Below are 10-minute close-reading strategies you can plug into any text—fiction, nonfiction, poetry, or excerpts from your curriculum.
Students read only the first paragraph or stanza and answer two questions:
What do you notice about the writer’s choices?
What expectations or predictions do these choices create?
This tiny anchor forces students to observe tone, structure, and word choice from the very start.
Instead of full-page annotations, assign a single focus lens:
Character motivation
Central idea
Craft move (imagery, syntax, repetition)
Students underline or highlight just three moments tied to the lens and jot a four-word margin note. Fast. Focused. High-yield.
Students choose one sentence from the passage they believe is the most important and briefly explain:
Why did the author include it?
How does it shape meaning or structure?
This teaches students to prioritize significance rather than paraphrase everything.

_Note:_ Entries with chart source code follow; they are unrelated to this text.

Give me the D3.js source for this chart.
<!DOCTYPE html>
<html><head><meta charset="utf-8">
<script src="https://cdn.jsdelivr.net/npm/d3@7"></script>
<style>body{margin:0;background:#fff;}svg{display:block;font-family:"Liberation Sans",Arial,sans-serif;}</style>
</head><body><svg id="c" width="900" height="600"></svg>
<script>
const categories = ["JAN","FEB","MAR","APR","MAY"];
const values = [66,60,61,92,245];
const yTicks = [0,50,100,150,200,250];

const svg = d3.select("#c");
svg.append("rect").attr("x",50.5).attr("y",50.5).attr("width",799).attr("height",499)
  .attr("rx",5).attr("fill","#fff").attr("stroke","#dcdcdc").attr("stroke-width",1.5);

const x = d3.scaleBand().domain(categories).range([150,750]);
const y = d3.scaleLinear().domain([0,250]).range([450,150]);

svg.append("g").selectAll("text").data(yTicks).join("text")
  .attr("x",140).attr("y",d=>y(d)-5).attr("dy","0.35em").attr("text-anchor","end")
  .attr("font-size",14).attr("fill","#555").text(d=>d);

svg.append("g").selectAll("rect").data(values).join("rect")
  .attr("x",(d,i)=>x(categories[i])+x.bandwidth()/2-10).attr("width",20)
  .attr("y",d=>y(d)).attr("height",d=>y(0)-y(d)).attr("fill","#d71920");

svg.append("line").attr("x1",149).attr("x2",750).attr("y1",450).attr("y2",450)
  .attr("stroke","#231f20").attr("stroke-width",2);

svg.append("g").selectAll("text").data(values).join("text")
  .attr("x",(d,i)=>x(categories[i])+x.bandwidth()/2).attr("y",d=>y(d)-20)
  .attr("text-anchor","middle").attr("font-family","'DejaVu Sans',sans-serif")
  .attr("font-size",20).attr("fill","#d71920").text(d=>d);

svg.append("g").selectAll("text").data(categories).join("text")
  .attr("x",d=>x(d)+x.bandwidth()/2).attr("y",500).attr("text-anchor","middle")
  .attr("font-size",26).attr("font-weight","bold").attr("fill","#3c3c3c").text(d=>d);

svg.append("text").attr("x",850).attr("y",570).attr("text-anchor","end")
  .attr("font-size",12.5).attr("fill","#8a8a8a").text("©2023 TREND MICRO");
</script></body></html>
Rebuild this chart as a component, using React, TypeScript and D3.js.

After reading a short excerpt, students summarize it in three words—then justify their choices in one sentence.
This forces precision, inferencing, and synthesis.

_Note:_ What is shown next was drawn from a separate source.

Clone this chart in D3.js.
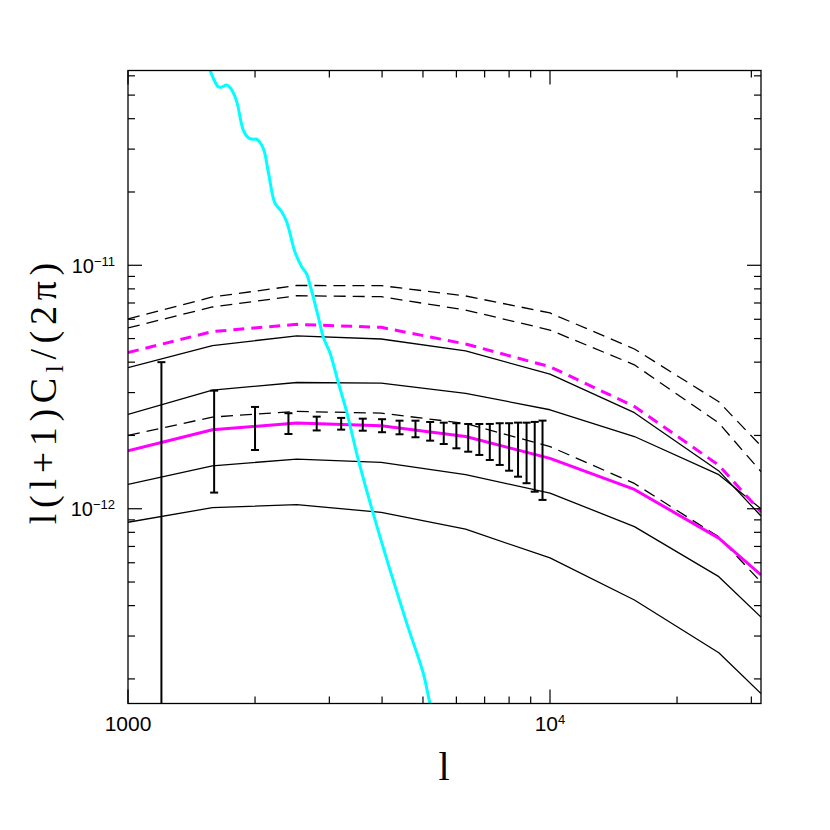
<!DOCTYPE html>
<html><head><meta charset="utf-8">
<script src="https://cdn.jsdelivr.net/npm/d3@7"></script>
<style>body{margin:0;background:#fff}</style>
</head><body>
<svg id="chart" width="830" height="830"></svg>
<script>
// multipole grid of the model curves
const ellGrid = [1000, 1585, 2512, 3981, 6310, 10000, 15849, 25119, 31623];
// model curves (top to bottom)
const dashedA      = [6.02e-12, 7.41e-12, 8.26e-12, 8.25e-12, 7.48e-12, 6.37e-12, 4.53e-12, 2.75e-12, 1.81e-12];
const dashedB      = [5.53e-12, 6.74e-12, 7.50e-12, 7.43e-12, 6.55e-12, 5.42e-12, 3.90e-12, 2.25e-12, 1.42e-12];
const dashedMagenta= [4.38e-12, 5.34e-12, 5.72e-12, 5.56e-12, 4.75e-12, 3.83e-12, 2.63e-12, 1.51e-12, 9.70e-13];
const solidA       = [3.80e-12, 4.68e-12, 5.13e-12, 4.98e-12, 4.45e-12, 3.57e-12, 2.48e-12, 1.43e-12, 9.34e-13];
const solidB       = [2.44e-12, 3.07e-12, 3.30e-12, 3.28e-12, 2.98e-12, 2.55e-12, 1.98e-12, 1.38e-12, 1.00e-12];
const dashedC      = [2.00e-12, 2.38e-12, 2.51e-12, 2.47e-12, 2.24e-12, 1.80e-12, 1.27e-12, 7.66e-13, 5.00e-13];
const solidMagenta = [1.73e-12, 2.11e-12, 2.25e-12, 2.19e-12, 1.98e-12, 1.61e-12, 1.20e-12, 7.57e-13, 5.35e-13];
const solidC       = [1.26e-12, 1.50e-12, 1.60e-12, 1.55e-12, 1.38e-12, 1.16e-12, 8.44e-13, 5.26e-13, 3.59e-13];
const solidD       = [8.80e-13, 1.01e-12, 1.04e-12, 9.66e-13, 8.24e-13, 6.28e-13, 4.22e-13, 2.56e-13, 1.74e-13];

// binned band powers with error bars
const binEll = [1200, 1600, 2000, 2400, 2800, 3200, 3600, 4000, 4400, 4800, 5200, 5600, 6000, 6400, 6800, 7200, 7600, 8000, 8400, 8800, 9200, 9600];
const binVal = [1.88e-12, 2.11e-12, 2.181e-12, 2.248e-12, 2.243e-12, 2.237e-12, 2.218e-12, 2.197e-12, 2.161e-12, 2.133e-12, 2.088e-12, 2.051e-12, 2.008e-12, 1.972e-12, 1.946e-12, 1.908e-12, 1.879e-12, 1.839e-12, 1.806e-12, 1.765e-12, 1.724e-12, 1.694e-12];
const binErr = [2.12e-12, 0.945e-12, 0.438e-12, 0.22e-12, 0.146e-12, 0.124e-12, 0.126e-12, 0.135e-12, 0.139e-12, 0.167e-12, 0.184e-12, 0.206e-12, 0.237e-12, 0.257e-12, 0.283e-12, 0.322e-12, 0.366e-12, 0.406e-12, 0.452e-12, 0.492e-12, 0.549e-12, 0.607e-12];

// primary CMB damping tail (cyan)
const cmbEll = [1539, 1564, 1593, 1637, 1670, 1713, 1761, 1810, 1876, 1928, 1978, 2018, 2092, 2150, 2230, 2313, 2377, 2487, 2580, 2651, 2700, 2824, 2903, 3011, 3150, 3298, 3513, 3800, 4177, 4575, 5009, 5196, 5368];
const cmbVal = [6.97e-11, 6.34e-11, 5.86e-11, 5.41e-11, 5.40e-11, 5.50e-11, 5.25e-11, 4.70e-11, 3.59e-11, 3.34e-11, 3.29e-11, 3.30e-11, 3.02e-11, 2.42e-11, 1.80e-11, 1.66e-11, 1.51e-11, 1.134e-11, 9.87e-12, 9.21e-12, 8.30e-12, 6.15e-12, 5.06e-12, 4.36e-12, 3.30e-12, 2.50e-12, 1.59e-12, 9.73e-13, 5.61e-13, 3.39e-13, 2.11e-13, 1.59e-13, 1.33e-13];

// axes
const xDomain = [1000, 31623];
const yDomain = [1.585e-13, 6.31e-11];
const xMajor = [1000, 10000];
const xMinor = [2000, 3000, 4000, 5000, 6000, 7000, 8000, 9000, 20000, 30000];
const yMajor = [1e-12, 1e-11];
const yMinor = [2e-13, 3e-13, 4e-13, 5e-13, 6e-13, 7e-13, 8e-13, 9e-13, 2e-12, 3e-12, 4e-12, 5e-12, 6e-12, 7e-12, 8e-12, 9e-12, 2e-11, 3e-11, 4e-11, 5e-11, 6e-11];
const xLabels = [{v: 1000, base: "1000", sup: ""}, {v: 10000, base: "10", sup: "4"}];
const yLabels = [{v: 1e-11, base: "10", sup: "\u221211"}, {v: 1e-12, base: "10", sup: "\u221212"}];

const L = 128, R = 761, T = 70.5, B = 703.5;
const svg = d3.select("#chart");
const x = d3.scaleLog().domain(xDomain).range([L, R]);
const y = d3.scaleLog().domain(yDomain).range([B, T]);

svg.append("defs").append("clipPath").attr("id", "clip")
  .append("rect").attr("x", L).attr("y", T).attr("width", R - L).attr("height", B - T);
const plot = svg.append("g").attr("clip-path", "url(#clip)");

const line = d3.line().x(d => x(d[0])).y(d => y(d[1]));
const series = [
  {v: dashedA, c: "#000", w: 1.3, dash: "12,7"},
  {v: dashedB, c: "#000", w: 1.3, dash: "12,7"},
  {v: solidA, c: "#000", w: 1.3, dash: null},
  {v: solidB, c: "#000", w: 1.3, dash: null},
  {v: dashedC, c: "#000", w: 1.3, dash: "12,7"},
  {v: solidC, c: "#000", w: 1.3, dash: null},
  {v: solidD, c: "#000", w: 1.3, dash: null},
  {v: dashedMagenta, c: "#ff00ff", w: 3, dash: "11,7"},
  {v: solidMagenta, c: "#ff00ff", w: 3, dash: null}
];
series.forEach(s => {
  plot.append("path").datum(ellGrid.map((l, i) => [l, s.v[i]]))
    .attr("d", line).attr("fill", "none").attr("stroke", s.c)
    .attr("stroke-width", s.w).attr("stroke-dasharray", s.dash)
    .attr("stroke-linejoin", "round");
});

// error bars
const cap = 4;
binEll.forEach((l, i) => {
  const hi = binVal[i] + binErr[i];
  const lo = binVal[i] - binErr[i];
  const px = x(l);
  const yHi = y(hi);
  const yLo = lo > yDomain[0] ? y(lo) : B + 5;
  const g = plot.append("g").attr("stroke", "#000").attr("stroke-width", 2);
  g.append("line").attr("x1", px).attr("x2", px).attr("y1", yHi).attr("y2", yLo);
  g.append("line").attr("x1", px - cap).attr("x2", px + cap).attr("y1", yHi).attr("y2", yHi);
  if (lo > yDomain[0]) g.append("line").attr("x1", px - cap).attr("x2", px + cap).attr("y1", yLo).attr("y2", yLo);
});

// cyan CMB curve
plot.append("path").datum(cmbEll.map((l, i) => [l, cmbVal[i]]))
  .attr("d", d3.line().x(d => x(d[0])).y(d => y(d[1])).curve(d3.curveCatmullRom.alpha(0.5)))
  .attr("fill", "none").attr("stroke", "#00ffff").attr("stroke-width", 3);

// frame
svg.append("rect").attr("x", L).attr("y", T).attr("width", R - L).attr("height", B - T)
  .attr("fill", "none").attr("stroke", "#000").attr("stroke-width", 1.3);

// ticks
const tg = svg.append("g").attr("stroke", "#000").attr("stroke-width", 1.2);
const tick = (arr, len) => {
  arr.forEach(v => {
    const px = x(v);
    tg.append("line").attr("x1", px).attr("x2", px).attr("y1", B).attr("y2", B - len);
    tg.append("line").attr("x1", px).attr("x2", px).attr("y1", T).attr("y2", T + len);
  });
};
tick(xMajor, 14); tick(xMinor, 7);
const ytick = (arr, len) => {
  arr.forEach(v => {
    const py = y(v);
    tg.append("line").attr("x1", L).attr("x2", L + len).attr("y1", py).attr("y2", py);
    tg.append("line").attr("x1", R).attr("x2", R - len).attr("y1", py).attr("y2", py);
  });
};
ytick(yMajor, 14); ytick(yMinor, 7);

// tick labels
const font = "'Liberation Sans', Arial, sans-serif";
xLabels.forEach(d => {
  const t = svg.append("text").attr("x", x(d.v)).attr("y", 731)
    .attr("text-anchor", "middle").attr("font-family", font).attr("font-size", 21).attr("fill", "#000");
  t.append("tspan").text(d.base);
  if (d.sup) t.append("tspan").attr("dy", -7).attr("font-size", 13).text(d.sup);
});
yLabels.forEach(d => {
  const t = svg.append("text").attr("x", 115).attr("y", y(d.v) + 7.5)
    .attr("text-anchor", "end").attr("font-family", font).attr("font-size", 20).attr("fill", "#000");
  t.append("tspan").text(d.base);
  t.append("tspan").attr("dy", -7).attr("font-size", 13).text(d.sup);
});

// axis titles
const serif = "'Liberation Serif', 'DejaVu Serif', serif";
svg.append("text").attr("x", 444).attr("y", 780).attr("text-anchor", "middle")
  .attr("font-family", serif).attr("font-size", 40).attr("fill", "#000").text("l");

const yt = svg.append("text").attr("text-anchor", "middle")
  .attr("font-family", serif).attr("font-size", 38).attr("fill", "#000")
  .attr("transform", "translate(56,393.5) rotate(-90)");
yt.append("tspan").text("l(l+1)C");
yt.append("tspan").attr("dy", 7).attr("font-size", 25).text("l");
yt.append("tspan").attr("dy", -7).text("/(2\u03c0)");
const len = yt.node().getComputedTextLength();
const nChars = 14;
const spacing = (267 - len) / (nChars - 1);
yt.attr("letter-spacing", spacing).attr("x", spacing / 2);
</script>
</body></html>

Give students 10 minutes to find:
One example of diction
One example of syntax
One figurative language move
Then they explain what each does, not just identify it.
Perfect for building analysis muscles without a full lesson.
Students read for just a few minutes, then write down:
Something that surprised them
A question it raised
A small inference
This routine turns confusion into curiosity—an essential close-reading mindset.
Choose a 3–5 sentence micro-excerpt from your anchor text. Students:
Read it twice.
Underline the most vivid phrase.
Write one analytical sentence starting with:
“The author emphasizes…”
Even with a tiny excerpt, students can practice deep analysis.
Pick one rich vocabulary word from the text.
Students:
Define it using context clues
Discuss how its connotations affect tone or characterization
Small move, big payoff for reading comprehension.
Provide a short quote or sentence from another work or theme. Students answer:
How does this passage connect or contrast?
This strengthens thematic thinking and synthesis—key for ELA assessments and AP-level work.
At the end of class, ask students to write one sentence completing:
“Today I realized that the author…”
This builds metacognition and reinforces close-reading habits over time.
Short, intentional close-reading bursts:
Build reading stamina
Reinforce analytical thinking
Support students who need structured practice
Keep ELA instruction consistent even during hectic weeks
Reduce teacher prep without sacrificing rigor
Most importantly, they help students internalize the idea that close reading is not a chore—it’s a way of thinking, noticing, and making meaning.
You don’t need a full period to teach students how to read closely. With these 10-minute routines, you can weave powerful, standards-aligned reading practice into your packed schedule while keeping students engaged and confident.